Given records —
___

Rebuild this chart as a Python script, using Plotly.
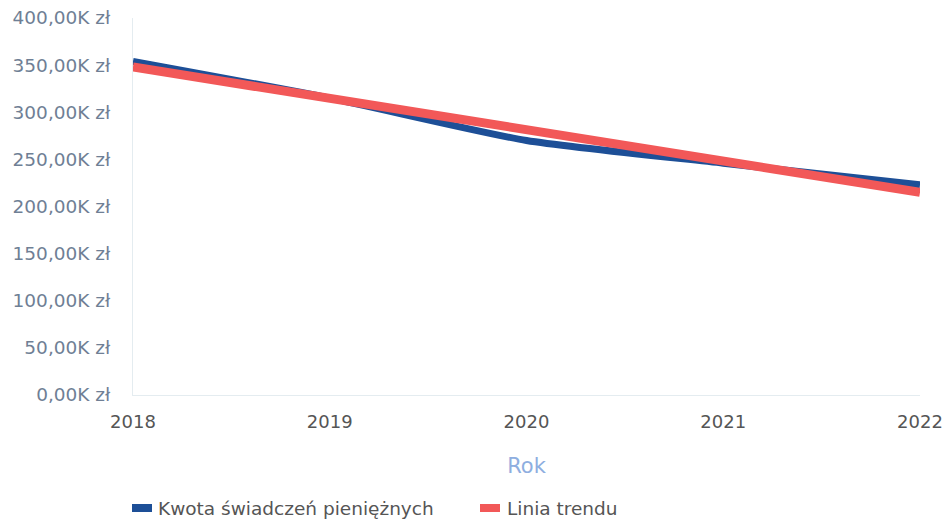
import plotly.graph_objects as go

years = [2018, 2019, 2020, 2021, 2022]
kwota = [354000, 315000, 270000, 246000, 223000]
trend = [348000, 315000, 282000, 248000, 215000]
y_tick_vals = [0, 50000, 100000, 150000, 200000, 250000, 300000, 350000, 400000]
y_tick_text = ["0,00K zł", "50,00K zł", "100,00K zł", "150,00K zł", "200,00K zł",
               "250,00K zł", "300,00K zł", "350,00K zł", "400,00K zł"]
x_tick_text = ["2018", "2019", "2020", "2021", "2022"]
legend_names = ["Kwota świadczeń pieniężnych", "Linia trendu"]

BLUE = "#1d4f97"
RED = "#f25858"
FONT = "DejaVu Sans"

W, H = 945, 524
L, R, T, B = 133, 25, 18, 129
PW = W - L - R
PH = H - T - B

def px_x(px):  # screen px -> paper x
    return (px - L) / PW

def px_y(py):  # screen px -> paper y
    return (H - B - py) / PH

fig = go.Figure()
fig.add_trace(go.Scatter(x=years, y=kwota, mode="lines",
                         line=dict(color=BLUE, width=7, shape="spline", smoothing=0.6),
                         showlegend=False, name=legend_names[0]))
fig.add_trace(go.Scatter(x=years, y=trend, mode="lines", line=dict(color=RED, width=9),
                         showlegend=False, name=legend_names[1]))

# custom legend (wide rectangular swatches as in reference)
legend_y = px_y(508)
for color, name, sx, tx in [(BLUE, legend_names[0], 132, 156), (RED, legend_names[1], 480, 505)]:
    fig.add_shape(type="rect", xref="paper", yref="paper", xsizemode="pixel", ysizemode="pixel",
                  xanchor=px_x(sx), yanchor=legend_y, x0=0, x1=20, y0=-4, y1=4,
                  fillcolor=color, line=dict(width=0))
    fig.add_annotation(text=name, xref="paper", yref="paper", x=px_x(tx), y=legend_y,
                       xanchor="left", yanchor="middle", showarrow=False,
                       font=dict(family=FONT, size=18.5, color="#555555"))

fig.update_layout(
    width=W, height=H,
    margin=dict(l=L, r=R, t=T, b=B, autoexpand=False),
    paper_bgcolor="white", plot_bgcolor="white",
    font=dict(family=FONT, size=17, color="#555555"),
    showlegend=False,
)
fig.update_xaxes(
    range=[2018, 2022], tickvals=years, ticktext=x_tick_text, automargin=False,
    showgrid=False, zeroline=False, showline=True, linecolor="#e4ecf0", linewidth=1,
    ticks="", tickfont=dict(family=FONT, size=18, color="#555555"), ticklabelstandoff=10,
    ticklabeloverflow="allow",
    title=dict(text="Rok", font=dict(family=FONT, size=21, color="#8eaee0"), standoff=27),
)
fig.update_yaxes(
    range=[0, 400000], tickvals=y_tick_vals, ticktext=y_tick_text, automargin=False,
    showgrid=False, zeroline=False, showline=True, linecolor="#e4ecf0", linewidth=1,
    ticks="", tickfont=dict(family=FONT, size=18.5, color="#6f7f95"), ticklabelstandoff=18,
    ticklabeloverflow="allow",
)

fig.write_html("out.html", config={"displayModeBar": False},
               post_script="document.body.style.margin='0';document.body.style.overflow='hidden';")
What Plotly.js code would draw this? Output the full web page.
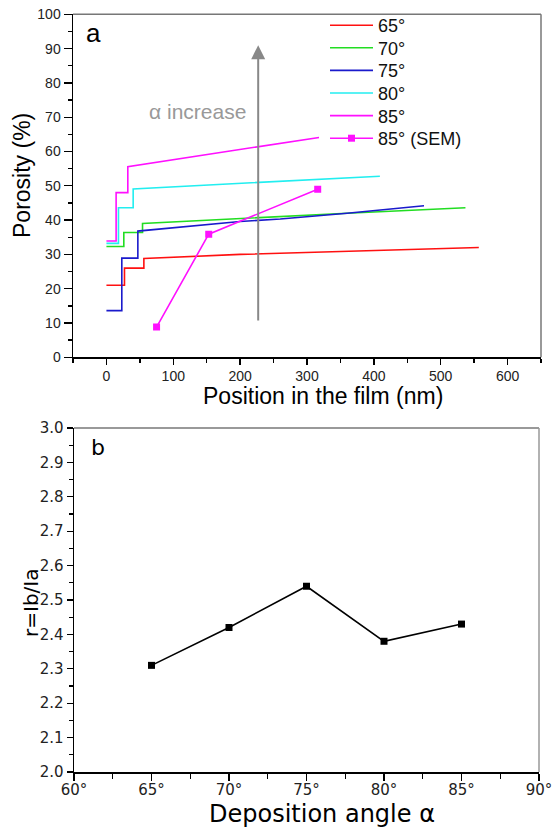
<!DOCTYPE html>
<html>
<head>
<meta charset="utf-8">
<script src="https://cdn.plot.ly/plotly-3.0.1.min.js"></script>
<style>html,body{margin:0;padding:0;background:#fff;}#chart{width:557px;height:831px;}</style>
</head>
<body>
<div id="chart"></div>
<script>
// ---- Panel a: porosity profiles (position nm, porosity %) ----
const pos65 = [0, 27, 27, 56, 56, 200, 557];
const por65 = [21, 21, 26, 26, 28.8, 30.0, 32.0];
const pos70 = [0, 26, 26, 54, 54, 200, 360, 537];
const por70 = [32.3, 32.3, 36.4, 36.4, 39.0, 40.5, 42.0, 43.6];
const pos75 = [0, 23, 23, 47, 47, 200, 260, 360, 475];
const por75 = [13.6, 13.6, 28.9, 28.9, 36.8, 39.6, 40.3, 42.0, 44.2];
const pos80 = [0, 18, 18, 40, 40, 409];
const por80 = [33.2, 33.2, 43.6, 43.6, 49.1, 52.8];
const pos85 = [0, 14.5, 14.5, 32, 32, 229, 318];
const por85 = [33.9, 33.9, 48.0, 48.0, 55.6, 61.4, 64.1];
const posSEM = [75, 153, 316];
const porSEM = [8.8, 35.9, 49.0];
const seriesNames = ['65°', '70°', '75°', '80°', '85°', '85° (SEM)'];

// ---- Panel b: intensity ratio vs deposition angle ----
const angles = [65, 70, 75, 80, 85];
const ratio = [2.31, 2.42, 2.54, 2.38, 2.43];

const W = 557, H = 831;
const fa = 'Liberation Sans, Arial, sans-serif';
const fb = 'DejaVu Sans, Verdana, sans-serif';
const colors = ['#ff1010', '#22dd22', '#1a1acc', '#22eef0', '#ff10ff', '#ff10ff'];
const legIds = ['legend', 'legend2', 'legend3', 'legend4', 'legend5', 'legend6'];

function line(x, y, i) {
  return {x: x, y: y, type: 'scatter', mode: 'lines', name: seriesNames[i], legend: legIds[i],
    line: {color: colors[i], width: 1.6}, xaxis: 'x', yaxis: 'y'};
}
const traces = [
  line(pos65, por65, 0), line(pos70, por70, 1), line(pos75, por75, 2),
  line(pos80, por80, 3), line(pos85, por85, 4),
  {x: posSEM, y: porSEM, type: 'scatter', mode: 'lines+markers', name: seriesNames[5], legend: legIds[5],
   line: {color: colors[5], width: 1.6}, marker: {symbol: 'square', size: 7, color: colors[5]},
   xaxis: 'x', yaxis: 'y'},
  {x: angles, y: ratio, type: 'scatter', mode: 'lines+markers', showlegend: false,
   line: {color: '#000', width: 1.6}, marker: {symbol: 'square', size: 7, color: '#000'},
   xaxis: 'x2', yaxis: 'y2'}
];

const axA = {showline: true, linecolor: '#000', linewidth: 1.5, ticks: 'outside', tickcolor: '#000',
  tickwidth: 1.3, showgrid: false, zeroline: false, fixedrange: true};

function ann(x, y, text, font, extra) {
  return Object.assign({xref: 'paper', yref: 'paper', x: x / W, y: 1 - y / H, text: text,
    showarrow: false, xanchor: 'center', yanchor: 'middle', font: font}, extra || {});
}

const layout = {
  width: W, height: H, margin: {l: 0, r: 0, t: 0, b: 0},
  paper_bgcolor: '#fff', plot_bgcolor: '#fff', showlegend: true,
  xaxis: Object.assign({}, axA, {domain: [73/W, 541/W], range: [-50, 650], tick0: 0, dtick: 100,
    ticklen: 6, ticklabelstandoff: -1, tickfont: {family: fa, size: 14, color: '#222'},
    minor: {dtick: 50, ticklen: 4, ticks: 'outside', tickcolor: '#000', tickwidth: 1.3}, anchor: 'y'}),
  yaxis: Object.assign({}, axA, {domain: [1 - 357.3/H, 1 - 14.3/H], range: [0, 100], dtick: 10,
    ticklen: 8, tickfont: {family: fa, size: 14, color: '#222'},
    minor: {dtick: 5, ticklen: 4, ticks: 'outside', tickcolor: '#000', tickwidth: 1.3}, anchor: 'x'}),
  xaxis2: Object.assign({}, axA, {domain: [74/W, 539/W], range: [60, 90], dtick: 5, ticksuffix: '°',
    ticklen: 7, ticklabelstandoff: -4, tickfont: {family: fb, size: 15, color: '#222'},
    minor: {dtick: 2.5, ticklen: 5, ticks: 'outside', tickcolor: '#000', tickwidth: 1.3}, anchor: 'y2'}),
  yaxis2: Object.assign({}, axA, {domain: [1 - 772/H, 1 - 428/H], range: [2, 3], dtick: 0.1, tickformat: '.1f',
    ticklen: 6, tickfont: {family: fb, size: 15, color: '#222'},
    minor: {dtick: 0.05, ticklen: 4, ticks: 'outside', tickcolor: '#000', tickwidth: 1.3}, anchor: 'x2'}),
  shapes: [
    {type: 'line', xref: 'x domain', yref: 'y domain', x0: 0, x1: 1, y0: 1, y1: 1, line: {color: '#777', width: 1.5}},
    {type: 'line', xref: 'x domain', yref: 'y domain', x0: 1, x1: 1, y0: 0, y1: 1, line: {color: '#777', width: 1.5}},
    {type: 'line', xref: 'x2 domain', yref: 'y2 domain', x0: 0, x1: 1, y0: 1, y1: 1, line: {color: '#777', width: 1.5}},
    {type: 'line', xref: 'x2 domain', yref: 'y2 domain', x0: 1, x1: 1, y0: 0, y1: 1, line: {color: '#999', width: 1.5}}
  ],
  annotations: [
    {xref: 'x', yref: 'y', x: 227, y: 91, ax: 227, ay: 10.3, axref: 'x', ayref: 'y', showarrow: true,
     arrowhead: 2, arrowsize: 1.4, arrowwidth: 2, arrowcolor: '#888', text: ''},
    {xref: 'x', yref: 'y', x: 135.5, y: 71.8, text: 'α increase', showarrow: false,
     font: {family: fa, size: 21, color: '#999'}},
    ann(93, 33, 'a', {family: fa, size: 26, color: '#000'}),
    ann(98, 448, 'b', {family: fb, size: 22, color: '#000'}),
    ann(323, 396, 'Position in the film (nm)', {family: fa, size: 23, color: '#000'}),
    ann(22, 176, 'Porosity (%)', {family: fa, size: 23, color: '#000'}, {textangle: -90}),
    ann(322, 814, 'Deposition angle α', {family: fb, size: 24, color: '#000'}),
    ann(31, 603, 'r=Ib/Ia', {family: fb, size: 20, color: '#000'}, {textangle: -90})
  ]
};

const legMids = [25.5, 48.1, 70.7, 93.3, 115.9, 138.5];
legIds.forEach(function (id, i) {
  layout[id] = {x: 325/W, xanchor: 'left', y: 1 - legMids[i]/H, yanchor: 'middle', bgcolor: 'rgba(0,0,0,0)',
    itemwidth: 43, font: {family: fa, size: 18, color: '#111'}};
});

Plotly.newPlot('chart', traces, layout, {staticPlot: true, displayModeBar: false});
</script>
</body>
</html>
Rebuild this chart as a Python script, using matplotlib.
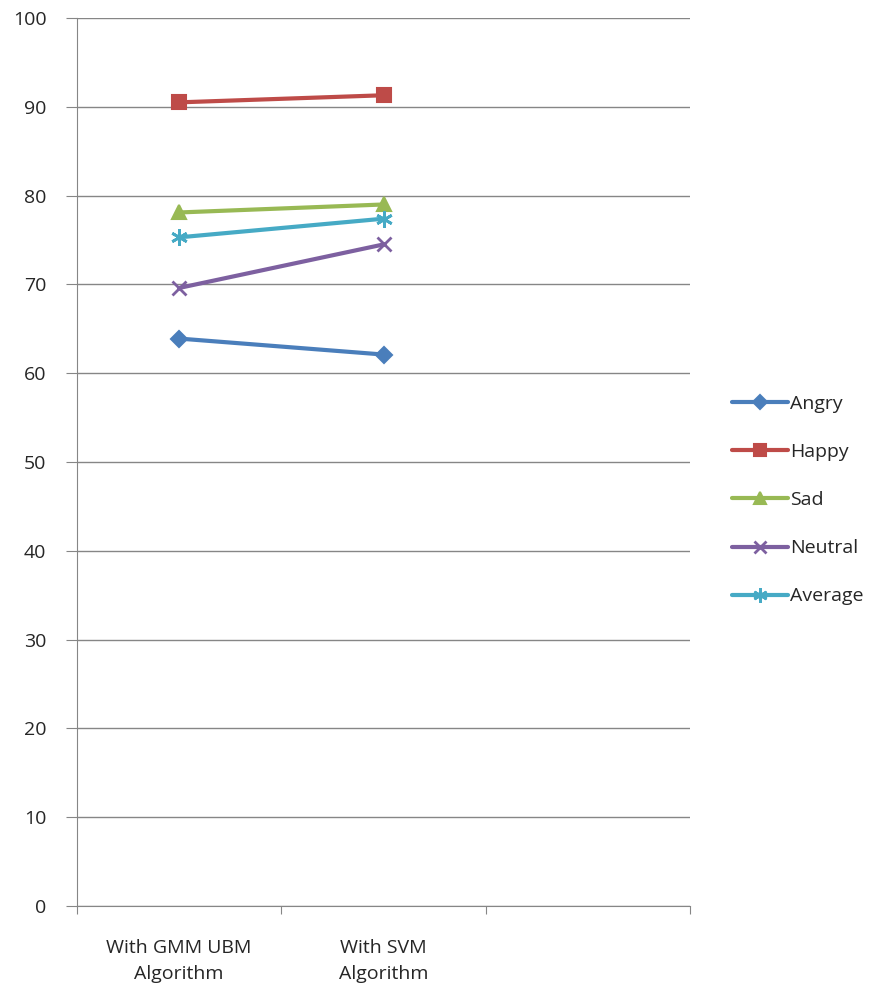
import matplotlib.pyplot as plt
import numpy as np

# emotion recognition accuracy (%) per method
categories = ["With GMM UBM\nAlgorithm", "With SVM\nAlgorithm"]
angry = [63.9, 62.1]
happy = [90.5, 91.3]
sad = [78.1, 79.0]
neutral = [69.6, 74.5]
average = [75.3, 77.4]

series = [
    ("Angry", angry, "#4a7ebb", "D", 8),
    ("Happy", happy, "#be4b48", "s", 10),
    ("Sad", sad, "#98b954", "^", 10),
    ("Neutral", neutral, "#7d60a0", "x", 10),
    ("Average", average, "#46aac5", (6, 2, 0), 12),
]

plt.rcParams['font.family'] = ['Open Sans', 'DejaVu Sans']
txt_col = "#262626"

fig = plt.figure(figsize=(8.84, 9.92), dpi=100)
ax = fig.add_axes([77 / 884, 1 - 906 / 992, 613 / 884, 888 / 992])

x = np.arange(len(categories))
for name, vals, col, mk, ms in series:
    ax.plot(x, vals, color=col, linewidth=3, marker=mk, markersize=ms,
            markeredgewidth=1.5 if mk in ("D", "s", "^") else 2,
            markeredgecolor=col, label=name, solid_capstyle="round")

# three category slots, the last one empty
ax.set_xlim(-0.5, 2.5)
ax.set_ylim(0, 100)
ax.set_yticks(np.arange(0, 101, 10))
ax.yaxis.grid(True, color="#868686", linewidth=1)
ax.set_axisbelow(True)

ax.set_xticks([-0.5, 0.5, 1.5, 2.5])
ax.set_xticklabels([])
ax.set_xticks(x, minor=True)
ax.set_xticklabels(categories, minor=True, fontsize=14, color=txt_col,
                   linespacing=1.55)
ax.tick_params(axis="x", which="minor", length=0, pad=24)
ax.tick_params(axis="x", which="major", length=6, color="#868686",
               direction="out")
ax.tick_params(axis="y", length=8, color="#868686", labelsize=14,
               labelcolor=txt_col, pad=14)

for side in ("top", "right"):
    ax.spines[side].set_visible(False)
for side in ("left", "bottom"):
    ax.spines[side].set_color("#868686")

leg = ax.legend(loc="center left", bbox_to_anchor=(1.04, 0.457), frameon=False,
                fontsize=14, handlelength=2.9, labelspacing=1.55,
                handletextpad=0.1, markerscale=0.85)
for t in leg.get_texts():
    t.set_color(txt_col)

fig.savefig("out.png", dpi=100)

___

Task directions —
Repeat only the lines from the one holding "Rebuild this chart as a Python script, using matplotlib." to the one holding "ax = fig.add_axes([77", both ends included, and drop the images.

Task solution —
Rebuild this chart as a Python script, using matplotlib.
import matplotlib.pyplot as plt
import numpy as np

# emotion recognition accuracy (%) per method
categories = ["With GMM UBM\nAlgorithm", "With SVM\nAlgorithm"]
angry = [63.9, 62.1]
happy = [90.5, 91.3]
sad = [78.1, 79.0]
neutral = [69.6, 74.5]
average = [75.3, 77.4]

series = [
    ("Angry", angry, "#4a7ebb", "D", 8),
    ("Happy", happy, "#be4b48", "s", 10),
    ("Sad", sad, "#98b954", "^", 10),
    ("Neutral", neutral, "#7d60a0", "x", 10),
    ("Average", average, "#46aac5", (6, 2, 0), 12),
]

plt.rcParams['font.family'] = ['Open Sans', 'DejaVu Sans']
txt_col = "#262626"

fig = plt.figure(figsize=(8.84, 9.92), dpi=100)
ax = fig.add_axes([77 / 884, 1 - 906 / 992, 613 / 884, 888 / 992])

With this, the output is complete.